The need for comprehensive and timely standards updates
In many countries around the world including and especially in the United States, HFC-free technologies face barriers to widespread uptake due to outdated, overly restrictive, or even non-existent standards. A new EIA Issue Brief, “The Need for Smarter Standards in Cooling” explains why this is the case and introduces some key standards bodies and technical issues needing re-evaluation. As the briefing explains, limitations on the amount of flammable refrigerant, or “charge size thresholds” are one of the key parameters of current standards needing the most attention. The amount of charge size considered ‘safe’ is dependent on a number of assumptions which are outdated and overly restrictive in many current standards.

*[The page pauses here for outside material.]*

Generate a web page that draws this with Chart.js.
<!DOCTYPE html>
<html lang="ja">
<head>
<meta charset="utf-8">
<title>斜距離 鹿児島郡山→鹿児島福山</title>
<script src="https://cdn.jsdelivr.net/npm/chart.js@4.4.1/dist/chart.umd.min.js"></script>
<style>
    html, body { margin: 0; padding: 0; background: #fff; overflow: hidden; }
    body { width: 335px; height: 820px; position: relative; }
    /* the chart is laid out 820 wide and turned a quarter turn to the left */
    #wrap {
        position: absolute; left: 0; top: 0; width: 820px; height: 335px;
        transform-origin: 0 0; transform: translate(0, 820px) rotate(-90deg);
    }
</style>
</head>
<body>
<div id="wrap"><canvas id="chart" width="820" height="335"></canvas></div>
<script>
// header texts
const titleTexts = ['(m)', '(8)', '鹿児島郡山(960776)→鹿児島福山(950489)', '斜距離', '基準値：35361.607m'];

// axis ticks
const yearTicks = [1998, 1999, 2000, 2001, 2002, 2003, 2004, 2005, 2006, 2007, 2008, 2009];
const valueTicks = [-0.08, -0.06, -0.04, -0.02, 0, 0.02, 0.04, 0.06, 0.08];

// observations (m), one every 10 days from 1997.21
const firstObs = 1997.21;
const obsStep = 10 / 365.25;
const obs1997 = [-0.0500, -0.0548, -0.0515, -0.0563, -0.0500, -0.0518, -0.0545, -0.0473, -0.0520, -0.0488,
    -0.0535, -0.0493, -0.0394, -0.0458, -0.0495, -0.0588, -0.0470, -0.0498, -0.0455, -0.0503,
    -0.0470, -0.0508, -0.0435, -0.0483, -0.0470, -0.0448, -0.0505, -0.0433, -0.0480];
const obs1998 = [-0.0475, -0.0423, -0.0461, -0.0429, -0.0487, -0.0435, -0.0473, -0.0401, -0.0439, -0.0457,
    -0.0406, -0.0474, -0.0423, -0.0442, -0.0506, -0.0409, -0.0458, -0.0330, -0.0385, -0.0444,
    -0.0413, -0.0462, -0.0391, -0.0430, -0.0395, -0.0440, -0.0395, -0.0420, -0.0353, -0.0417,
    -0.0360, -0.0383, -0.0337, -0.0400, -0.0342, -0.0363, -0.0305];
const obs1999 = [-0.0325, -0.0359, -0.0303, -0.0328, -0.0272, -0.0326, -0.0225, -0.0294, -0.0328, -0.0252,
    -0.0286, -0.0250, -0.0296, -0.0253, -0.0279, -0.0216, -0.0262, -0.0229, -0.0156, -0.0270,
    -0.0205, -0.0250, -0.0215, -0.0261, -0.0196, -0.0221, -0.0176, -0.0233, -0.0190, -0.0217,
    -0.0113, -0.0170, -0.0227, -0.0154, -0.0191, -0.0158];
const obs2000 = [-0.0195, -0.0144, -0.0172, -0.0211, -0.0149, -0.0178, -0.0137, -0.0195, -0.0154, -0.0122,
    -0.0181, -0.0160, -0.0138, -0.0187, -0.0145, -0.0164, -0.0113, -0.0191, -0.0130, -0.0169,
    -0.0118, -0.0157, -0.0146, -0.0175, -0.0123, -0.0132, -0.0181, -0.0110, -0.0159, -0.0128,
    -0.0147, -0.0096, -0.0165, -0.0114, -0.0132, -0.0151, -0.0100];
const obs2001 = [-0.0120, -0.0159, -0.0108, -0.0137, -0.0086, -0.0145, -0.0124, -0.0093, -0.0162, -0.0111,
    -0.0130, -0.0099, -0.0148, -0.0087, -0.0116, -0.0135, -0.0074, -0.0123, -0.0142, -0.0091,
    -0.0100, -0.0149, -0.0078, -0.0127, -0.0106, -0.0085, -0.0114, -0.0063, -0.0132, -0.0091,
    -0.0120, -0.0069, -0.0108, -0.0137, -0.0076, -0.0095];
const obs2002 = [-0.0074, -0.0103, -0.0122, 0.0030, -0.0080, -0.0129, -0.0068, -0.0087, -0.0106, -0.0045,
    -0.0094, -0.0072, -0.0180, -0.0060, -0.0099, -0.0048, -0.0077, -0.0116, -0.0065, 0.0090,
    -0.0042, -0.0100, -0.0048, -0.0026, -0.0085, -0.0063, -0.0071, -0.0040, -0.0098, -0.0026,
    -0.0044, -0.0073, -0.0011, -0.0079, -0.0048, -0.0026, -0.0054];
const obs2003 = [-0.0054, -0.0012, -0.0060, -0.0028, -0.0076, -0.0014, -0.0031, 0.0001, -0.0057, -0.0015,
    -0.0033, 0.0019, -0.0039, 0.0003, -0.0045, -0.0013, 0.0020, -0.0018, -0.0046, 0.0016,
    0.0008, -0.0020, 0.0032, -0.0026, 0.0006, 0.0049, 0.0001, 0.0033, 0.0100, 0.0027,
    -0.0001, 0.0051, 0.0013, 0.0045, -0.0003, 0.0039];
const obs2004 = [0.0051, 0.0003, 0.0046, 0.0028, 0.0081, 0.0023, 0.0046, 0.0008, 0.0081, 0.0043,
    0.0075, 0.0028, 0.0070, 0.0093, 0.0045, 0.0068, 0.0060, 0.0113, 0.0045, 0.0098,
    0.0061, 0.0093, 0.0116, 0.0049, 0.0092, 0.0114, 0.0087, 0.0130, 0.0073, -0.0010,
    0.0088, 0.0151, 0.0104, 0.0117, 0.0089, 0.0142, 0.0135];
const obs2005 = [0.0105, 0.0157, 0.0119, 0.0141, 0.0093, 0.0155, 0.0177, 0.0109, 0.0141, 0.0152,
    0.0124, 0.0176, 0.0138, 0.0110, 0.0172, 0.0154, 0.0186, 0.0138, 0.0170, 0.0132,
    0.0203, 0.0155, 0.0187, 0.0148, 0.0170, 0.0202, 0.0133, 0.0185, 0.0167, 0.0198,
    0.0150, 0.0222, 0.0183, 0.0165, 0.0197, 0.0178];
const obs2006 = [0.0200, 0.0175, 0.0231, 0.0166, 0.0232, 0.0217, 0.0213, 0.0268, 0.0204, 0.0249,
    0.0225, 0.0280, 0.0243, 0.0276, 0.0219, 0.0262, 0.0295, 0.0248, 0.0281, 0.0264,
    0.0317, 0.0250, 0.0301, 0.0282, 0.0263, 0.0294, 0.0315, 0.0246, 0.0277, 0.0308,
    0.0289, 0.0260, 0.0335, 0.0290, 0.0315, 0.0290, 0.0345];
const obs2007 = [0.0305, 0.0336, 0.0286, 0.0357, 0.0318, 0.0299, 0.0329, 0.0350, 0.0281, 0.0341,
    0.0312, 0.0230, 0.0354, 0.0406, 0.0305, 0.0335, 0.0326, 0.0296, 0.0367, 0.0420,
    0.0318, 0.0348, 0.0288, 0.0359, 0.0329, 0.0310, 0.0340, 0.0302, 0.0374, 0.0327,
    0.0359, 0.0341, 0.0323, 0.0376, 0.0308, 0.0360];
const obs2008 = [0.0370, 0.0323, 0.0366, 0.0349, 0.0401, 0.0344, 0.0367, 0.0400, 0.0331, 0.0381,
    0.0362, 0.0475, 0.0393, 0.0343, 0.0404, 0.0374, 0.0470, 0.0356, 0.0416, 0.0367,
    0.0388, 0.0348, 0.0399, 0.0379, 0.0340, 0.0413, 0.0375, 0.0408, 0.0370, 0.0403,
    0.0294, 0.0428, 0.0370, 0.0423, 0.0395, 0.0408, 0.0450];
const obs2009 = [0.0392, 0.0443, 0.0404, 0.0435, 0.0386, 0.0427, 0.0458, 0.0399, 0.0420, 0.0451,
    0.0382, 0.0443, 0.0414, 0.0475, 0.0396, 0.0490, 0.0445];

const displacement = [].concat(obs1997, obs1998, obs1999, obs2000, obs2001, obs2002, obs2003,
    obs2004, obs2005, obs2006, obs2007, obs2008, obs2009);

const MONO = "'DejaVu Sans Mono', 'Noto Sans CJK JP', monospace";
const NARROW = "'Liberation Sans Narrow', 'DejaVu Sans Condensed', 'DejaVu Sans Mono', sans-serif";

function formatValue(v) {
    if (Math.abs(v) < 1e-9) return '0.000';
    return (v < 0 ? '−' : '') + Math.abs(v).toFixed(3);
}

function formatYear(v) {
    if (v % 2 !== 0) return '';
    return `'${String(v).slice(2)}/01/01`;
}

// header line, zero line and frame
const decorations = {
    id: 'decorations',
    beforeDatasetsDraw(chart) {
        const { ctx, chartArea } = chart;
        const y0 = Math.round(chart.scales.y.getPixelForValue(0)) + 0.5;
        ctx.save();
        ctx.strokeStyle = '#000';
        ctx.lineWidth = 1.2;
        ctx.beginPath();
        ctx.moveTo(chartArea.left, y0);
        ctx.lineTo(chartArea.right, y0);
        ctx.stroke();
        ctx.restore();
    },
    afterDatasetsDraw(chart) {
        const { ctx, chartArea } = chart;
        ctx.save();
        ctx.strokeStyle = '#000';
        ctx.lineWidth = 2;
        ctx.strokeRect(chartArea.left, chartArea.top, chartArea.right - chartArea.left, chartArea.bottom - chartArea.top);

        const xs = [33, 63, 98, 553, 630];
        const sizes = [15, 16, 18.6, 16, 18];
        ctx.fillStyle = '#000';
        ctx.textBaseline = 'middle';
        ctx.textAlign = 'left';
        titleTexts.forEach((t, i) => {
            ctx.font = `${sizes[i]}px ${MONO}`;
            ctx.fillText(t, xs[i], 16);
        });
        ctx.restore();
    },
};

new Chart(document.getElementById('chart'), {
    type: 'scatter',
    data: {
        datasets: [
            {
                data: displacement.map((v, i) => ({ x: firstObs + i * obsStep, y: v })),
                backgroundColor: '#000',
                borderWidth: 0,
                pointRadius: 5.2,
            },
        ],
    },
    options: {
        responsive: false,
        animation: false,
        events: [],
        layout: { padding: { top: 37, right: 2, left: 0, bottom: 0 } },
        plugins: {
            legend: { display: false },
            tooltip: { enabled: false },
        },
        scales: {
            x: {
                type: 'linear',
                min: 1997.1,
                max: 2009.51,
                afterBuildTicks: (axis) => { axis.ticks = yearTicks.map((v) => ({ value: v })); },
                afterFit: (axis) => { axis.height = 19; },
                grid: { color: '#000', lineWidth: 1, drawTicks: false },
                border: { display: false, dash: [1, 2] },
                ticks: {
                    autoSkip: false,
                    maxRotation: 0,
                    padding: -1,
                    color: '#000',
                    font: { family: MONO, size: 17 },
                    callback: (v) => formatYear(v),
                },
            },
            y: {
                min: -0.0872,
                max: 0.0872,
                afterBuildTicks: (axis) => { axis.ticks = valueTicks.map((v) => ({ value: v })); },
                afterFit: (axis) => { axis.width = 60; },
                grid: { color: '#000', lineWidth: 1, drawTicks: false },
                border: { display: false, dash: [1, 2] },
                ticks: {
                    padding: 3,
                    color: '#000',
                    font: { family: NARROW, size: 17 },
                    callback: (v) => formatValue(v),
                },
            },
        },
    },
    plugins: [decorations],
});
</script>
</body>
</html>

It is critical that standards updates are comprehensive, and “technology neutral”, allowing for the broadest range of available HFC-free technologies (including technologies using natural alternatives such as hydrocarbons, ammonia, and carbon dioxide). Comprehensive updates also means accounting for the full range of available safety measures and technologies including safety devices such as leak detectors, shut-off-valves, and the use of modern warnings, leak tightness testing, and installation restrictions, all of which would allow for larger charge size thresholds still safe for market uptake of various climate-friendly alternatives.

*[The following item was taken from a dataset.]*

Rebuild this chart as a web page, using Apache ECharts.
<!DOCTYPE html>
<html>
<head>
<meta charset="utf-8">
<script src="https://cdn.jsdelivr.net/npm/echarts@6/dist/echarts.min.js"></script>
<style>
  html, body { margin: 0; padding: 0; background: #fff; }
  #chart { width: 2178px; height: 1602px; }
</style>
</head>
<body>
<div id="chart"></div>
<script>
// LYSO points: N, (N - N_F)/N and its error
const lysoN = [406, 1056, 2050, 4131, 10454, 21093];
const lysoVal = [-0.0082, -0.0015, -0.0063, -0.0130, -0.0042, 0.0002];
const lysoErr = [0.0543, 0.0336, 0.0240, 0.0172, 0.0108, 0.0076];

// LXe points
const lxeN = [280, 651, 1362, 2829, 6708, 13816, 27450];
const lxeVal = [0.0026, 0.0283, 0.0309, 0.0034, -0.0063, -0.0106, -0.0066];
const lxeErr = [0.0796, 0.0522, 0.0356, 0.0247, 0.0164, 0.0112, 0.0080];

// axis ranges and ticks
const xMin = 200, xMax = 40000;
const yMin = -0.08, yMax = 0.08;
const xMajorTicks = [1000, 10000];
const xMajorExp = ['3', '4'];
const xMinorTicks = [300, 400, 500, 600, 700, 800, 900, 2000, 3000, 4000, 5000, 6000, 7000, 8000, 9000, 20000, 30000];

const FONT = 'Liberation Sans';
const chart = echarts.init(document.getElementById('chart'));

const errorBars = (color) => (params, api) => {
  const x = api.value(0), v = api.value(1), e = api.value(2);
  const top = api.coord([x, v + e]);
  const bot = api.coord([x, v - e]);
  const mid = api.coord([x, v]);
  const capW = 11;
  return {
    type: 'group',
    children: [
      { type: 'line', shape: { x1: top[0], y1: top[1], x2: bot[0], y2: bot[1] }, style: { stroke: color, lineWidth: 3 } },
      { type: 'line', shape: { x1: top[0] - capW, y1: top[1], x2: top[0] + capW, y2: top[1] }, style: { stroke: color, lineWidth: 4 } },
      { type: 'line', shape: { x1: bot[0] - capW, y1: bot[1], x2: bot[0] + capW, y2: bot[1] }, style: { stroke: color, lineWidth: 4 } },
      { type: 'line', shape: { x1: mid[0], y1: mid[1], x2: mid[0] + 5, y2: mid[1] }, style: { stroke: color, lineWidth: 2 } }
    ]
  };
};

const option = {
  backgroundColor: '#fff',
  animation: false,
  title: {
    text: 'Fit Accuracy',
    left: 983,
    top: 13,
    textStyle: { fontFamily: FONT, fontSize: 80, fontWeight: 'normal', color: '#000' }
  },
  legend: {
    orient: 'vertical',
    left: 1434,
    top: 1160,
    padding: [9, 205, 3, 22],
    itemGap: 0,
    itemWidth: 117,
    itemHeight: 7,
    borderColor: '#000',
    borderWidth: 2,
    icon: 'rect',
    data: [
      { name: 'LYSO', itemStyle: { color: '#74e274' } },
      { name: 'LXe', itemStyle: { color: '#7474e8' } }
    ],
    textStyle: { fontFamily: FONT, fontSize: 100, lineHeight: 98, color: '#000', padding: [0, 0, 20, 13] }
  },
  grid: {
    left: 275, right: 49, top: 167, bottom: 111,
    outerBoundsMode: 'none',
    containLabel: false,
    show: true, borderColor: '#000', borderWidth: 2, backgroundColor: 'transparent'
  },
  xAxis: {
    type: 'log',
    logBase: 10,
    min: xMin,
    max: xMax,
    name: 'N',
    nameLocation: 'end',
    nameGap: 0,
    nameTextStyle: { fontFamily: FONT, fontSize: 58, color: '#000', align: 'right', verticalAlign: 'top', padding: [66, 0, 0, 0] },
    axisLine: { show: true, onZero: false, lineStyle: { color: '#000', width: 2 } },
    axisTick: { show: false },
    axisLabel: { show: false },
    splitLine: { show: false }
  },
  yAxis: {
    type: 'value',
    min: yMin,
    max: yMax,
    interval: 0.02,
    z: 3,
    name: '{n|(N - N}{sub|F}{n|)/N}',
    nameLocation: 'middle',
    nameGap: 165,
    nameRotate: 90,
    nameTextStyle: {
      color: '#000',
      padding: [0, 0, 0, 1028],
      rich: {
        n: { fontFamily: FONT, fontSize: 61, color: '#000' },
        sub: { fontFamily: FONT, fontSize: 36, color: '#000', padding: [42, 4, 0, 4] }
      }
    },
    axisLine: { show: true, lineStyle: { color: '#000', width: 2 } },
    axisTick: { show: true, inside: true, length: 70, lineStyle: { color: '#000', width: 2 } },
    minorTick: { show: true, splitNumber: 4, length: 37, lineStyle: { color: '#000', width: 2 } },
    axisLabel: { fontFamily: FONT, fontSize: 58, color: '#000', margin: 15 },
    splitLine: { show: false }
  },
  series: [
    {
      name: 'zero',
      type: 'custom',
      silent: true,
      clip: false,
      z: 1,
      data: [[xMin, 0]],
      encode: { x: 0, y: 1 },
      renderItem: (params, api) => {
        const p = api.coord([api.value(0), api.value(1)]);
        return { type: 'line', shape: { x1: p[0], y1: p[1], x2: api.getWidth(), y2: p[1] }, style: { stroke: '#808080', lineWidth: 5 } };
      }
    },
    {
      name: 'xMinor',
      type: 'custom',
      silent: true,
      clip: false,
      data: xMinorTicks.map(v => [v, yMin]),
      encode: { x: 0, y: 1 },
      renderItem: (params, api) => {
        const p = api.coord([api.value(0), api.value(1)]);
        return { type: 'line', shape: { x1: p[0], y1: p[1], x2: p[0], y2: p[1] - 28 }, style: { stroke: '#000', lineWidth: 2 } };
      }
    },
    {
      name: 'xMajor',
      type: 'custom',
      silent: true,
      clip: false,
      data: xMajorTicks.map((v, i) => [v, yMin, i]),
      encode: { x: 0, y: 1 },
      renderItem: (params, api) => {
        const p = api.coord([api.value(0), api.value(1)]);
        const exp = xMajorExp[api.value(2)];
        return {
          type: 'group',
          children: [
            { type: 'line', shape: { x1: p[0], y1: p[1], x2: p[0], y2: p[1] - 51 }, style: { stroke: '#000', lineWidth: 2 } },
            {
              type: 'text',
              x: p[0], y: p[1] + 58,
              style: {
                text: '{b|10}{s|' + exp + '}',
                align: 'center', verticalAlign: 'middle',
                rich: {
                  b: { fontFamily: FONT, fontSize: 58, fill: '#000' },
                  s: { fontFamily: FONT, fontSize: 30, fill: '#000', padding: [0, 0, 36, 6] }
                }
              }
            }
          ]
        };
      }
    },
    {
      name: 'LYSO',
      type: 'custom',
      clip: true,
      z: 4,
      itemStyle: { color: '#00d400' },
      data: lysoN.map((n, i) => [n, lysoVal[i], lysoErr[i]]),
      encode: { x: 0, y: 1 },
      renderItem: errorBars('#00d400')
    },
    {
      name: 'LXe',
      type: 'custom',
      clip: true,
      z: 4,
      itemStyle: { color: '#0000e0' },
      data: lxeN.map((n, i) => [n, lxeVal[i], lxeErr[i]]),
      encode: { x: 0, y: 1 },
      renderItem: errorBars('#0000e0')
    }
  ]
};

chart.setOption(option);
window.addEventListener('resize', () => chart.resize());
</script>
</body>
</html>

It is also vital that timely updates are made in order to meet policy goals of near-term replacement and leapfrogging of HFCs. This can be challenging due to the resource intensiveness of the standards development process, which requires input from highly qualified technical experts and in some cases, additional research and testing. It is particularly critical that in cases where low-GWP technology is already widely proven around the world, but blocked from reaching certain markets by the national standard of an individual country or region. This is the case with low-GWP hydrocarbons in domestic refrigeration in North America, the focus of another EIA briefing that describes how U.S. and North American regional standards bodies can act swiftly to harmonize and adopt global best practices in time to meet proposed policy deadlines.
Signs of progress
Three developments from the Vienna meetings point to increasing level of recognition of the need for timely and comprehensive standards updates:
1. Countries agreed to proposed text recognizing the importance of “timely updating international standards for flammable low-GWP refrigerants including … promoting actions that allow safe market introduction, as well as manufacturing, operation, maintenance and handling of zero-GWP or low-GWP refrigerant alternatives to HCFCs and HFCs.”

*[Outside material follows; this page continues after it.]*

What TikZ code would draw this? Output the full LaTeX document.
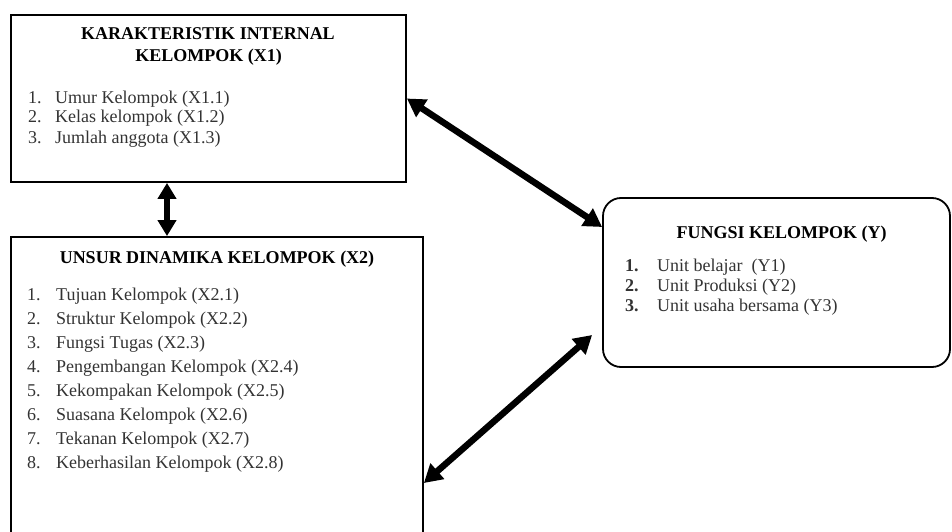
\documentclass[tikz,border=0pt]{standalone}
\usepackage{fontspec}
\setmainfont{Liberation Serif}
\usetikzlibrary{arrows.meta}
\begin{document}
\begin{tikzpicture}[x=1pt,y=-1pt,
  box/.style={draw=black, line width=1.8pt, inner sep=0pt},
  ttl/.style={font=\fontsize{18}{21}\selectfont\bfseries, inner sep=0pt, anchor=base},
  itm/.style={font=\fontsize{18}{20}\selectfont, text=black!80, inner sep=0pt, anchor=base west},
  link/.style={line width=6.5pt, {Triangle[width=20pt,length=18pt]}-{Triangle[width=20pt,length=18pt]}},
  vlink/.style={line width=5.5pt, {Triangle[width=18pt,length=16pt]}-{Triangle[width=18pt,length=16pt]}}]
\useasboundingbox (0,0) rectangle (952,532);
\clip (0,0) rectangle (952,532);
% boxes
\node[box, minimum width=395pt, minimum height=167pt] (x1) at (208.5,98.5) {};
\node[box, minimum width=412pt, minimum height=330pt] (x2) at (217,402) {};
\node[box, rounded corners=18pt, minimum width=347pt, minimum height=169pt] (y) at (776.5,282.5) {};
% titles
\node[ttl] (x1t1) at (208,40) {KARAKTERISTIK INTERNAL};
\node[ttl] (x1t2) at (208.5,62) {KELOMPOK (X1)};
\node[ttl] (x2t) at (217,263) {UNSUR DINAMIKA KELOMPOK (X2)};
\node[ttl] (yt) at (781.5,238) {FUNGSI KELOMPOK (Y)};
% items X1
\foreach \t [count=\i] in {{Umur Kelompok (X1.1)},{Kelas kelompok (X1.2)},{Jumlah anggota (X1.3)}}{
  \node[itm] (x1n\i) at (28,{103+20*(\i-1)}) {\i.};
  \node[itm] (x1i\i) at (55,{103+20*(\i-1)}) {\t};
}
% items X2
\foreach \t [count=\i] in {{Tujuan Kelompok (X2.1)},{Struktur Kelompok (X2.2)},{Fungsi Tugas (X2.3)},{Pengembangan Kelompok (X2.4)},{Kekompakan Kelompok (X2.5)},{Suasana Kelompok (X2.6)},{Tekanan Kelompok (X2.7)},{Keberhasilan Kelompok (X2.8)}}{
  \node[itm] (x2n\i) at (27,{300+24*(\i-1)}) {\i.};
  \node[itm] (x2i\i) at (56,{300+24*(\i-1)}) {\t};
}
% items Y
\foreach \t [count=\i] in {{Unit belajar\ \ (Y1)},{Unit Produksi (Y2)},{Unit usaha bersama (Y3)}}{
  \node[itm, font=\fontsize{18}{20}\selectfont\bfseries] (yn\i) at (625,{271+20*(\i-1)}) {\i.};
  \node[itm] (yi\i) at (657,{271+20*(\i-1)}) {\t};
}
% connectors
\draw[link] (x1.east) -- ([yshift=55.5pt]y.west);
\draw[vlink] ([xshift=-41.5pt]x1.south) -- ([xshift=-41.5pt]x1.south |- x2.north);
\draw[link] ([yshift=-81pt]x2.east) -- ([xshift=-10pt,yshift=-52.5pt]y.west);
\end{tikzpicture}
\end{document}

2. The U.S. announced that California will additionally contribute $500,000 to a joint research and testing program in collaboration with the Department of Energy, the Air Conditioning, Heating and Refrigeration Institute (AHRI), and the American Society of Heating, Refrigerating, and Air Conditioning Engineers (ASHRAE). The goal of this program is to advance safety standards to allow for widespread use of climate-friendly refrigerants in the United States and internationally. There seems to be lack of clarity as to which refrigerants and equipment will be covered and fast tracked into updated U.S. standards under this program. Sufficient participation and contribution by the full range of stakeholders is vital for this research to represent the full range of low-GWP alternatives.
3. China, which is seeking to expand production of low-GWP equipment, submitted a draft proposal to establish regular consultations on safety standards to make efforts towards “technology-neutral” updates to safety standards. The proposal recommended establishing a task force on standards to report to the next Montreal Protocol meeting on progress in revision of international standards, information on tests and assessments, and implications for implementation of decisions under the potential HFC phase-down. The proposal also suggested provision for maintaining or increasing funding available through the Multilateral Fund’s technical and capacity-building assistance program with a view to improving cooperation between countries and national and regional standards committees.
The path forward
There is increased recognition of the need for coordination on updating standards, including the potential for a formal mechanism under the Montreal Protocol to build capacity for this process to occur. As things move forward, it is essential that stakeholders from governments, industry, standards setting bodies, and non-governmental organizations provide their feedback and inputs into research and testing regimes. It is also vital that updates occur with the right balance of timeliness and comprehensiveness sanctioning the broadest range of low-GWP alternatives. Otherwise, an amendment under the Montreal Protocol may be effective only on paper.